## TASK DIRECTIONS
Show every line in the records below that contains the word "this".

[Charts and diagrams as code]
»»
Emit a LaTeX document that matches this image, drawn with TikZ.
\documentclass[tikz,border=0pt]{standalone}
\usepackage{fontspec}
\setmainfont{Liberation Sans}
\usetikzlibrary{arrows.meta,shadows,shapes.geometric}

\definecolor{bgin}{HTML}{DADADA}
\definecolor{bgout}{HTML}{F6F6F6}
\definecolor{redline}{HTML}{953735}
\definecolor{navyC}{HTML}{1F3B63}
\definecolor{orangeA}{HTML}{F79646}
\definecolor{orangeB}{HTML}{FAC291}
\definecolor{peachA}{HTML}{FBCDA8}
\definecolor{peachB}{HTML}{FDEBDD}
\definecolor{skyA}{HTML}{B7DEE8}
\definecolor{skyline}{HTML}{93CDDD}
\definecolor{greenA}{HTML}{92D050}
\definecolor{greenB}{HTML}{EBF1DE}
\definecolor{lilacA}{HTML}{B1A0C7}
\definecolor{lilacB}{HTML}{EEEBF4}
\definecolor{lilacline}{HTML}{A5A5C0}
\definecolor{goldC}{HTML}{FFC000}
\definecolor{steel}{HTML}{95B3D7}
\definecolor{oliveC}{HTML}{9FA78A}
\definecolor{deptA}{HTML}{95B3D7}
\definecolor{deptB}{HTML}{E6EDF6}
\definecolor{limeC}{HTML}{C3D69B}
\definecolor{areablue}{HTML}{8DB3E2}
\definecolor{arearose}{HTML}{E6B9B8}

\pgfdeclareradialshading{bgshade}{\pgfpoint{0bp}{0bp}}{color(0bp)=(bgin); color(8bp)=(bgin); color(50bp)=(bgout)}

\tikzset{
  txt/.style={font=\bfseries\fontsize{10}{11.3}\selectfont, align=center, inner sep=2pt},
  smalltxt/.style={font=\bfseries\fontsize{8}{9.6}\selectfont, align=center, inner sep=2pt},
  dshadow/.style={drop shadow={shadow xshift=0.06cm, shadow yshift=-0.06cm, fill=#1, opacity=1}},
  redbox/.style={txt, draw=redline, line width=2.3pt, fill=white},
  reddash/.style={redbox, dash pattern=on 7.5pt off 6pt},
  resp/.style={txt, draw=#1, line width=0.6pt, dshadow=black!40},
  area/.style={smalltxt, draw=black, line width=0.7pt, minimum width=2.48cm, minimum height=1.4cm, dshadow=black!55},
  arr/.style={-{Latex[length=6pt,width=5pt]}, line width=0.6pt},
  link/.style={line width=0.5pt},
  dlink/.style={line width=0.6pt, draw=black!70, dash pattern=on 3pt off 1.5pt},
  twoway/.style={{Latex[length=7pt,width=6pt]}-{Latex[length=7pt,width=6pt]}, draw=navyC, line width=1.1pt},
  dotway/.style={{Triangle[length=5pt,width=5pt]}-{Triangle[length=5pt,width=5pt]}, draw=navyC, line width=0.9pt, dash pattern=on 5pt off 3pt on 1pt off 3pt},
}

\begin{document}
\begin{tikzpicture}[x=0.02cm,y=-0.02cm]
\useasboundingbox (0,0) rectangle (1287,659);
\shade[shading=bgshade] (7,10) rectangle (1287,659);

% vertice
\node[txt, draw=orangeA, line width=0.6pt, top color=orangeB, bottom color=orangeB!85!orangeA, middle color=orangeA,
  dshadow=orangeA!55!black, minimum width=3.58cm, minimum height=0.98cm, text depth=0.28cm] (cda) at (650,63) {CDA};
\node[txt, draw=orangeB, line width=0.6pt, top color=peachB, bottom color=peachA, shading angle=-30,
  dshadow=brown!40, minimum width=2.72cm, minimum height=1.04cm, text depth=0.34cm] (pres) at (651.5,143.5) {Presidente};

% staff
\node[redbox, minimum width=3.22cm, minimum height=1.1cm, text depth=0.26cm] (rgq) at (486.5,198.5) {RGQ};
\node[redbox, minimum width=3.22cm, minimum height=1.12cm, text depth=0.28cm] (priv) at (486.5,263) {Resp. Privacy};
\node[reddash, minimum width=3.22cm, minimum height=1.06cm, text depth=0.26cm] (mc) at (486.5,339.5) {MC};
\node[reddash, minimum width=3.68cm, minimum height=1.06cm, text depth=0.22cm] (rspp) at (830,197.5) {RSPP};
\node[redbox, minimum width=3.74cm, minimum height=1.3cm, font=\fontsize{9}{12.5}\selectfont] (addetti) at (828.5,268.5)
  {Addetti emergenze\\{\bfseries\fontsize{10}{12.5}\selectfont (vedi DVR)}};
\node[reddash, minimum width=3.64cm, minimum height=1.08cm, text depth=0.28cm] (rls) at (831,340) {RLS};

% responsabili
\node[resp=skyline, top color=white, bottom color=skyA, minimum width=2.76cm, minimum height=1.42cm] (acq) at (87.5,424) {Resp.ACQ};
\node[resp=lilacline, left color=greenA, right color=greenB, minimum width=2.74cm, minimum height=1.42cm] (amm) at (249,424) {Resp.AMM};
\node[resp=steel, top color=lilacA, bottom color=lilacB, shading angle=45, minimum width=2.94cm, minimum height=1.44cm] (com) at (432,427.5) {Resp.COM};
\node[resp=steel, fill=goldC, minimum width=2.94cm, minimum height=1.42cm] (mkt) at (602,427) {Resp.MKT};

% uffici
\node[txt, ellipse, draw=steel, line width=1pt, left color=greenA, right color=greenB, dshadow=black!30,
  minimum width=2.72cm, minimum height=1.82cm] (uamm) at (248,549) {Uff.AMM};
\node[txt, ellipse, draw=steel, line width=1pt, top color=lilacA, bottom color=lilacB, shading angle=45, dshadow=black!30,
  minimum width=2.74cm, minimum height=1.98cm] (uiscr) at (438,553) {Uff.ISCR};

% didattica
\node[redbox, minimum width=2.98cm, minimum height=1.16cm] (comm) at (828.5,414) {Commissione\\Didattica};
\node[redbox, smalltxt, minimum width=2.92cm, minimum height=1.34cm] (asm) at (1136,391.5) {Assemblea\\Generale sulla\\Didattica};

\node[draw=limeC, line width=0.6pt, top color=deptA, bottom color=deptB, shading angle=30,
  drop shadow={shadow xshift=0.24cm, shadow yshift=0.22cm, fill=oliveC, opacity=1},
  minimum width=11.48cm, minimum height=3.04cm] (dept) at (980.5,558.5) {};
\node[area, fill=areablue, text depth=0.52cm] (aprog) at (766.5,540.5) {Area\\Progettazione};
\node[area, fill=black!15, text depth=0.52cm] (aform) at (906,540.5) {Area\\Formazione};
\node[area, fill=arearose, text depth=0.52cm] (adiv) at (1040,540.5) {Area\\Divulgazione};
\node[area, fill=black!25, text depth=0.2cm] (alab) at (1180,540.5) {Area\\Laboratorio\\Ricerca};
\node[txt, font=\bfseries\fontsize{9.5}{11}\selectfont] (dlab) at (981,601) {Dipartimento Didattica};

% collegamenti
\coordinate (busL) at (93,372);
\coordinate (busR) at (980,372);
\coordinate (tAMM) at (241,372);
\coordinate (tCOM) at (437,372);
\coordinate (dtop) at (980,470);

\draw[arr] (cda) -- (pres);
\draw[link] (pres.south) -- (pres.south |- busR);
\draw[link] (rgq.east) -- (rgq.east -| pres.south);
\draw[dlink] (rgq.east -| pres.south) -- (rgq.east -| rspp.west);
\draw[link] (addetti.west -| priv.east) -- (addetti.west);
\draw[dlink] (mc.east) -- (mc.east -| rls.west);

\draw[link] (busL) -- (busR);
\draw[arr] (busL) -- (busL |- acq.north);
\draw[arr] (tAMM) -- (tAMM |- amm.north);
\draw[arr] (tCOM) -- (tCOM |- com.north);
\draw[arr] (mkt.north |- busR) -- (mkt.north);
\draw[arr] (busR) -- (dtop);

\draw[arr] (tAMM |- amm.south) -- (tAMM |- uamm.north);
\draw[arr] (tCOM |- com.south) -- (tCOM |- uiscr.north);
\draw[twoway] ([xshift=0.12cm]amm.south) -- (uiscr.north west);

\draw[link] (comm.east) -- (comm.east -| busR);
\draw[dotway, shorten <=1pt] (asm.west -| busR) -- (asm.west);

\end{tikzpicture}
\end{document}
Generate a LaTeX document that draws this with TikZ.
««
## ANSWER TO THE PROBLEM
Emit a LaTeX document that matches this image, drawn with TikZ.
Generate a LaTeX document that draws this with TikZ.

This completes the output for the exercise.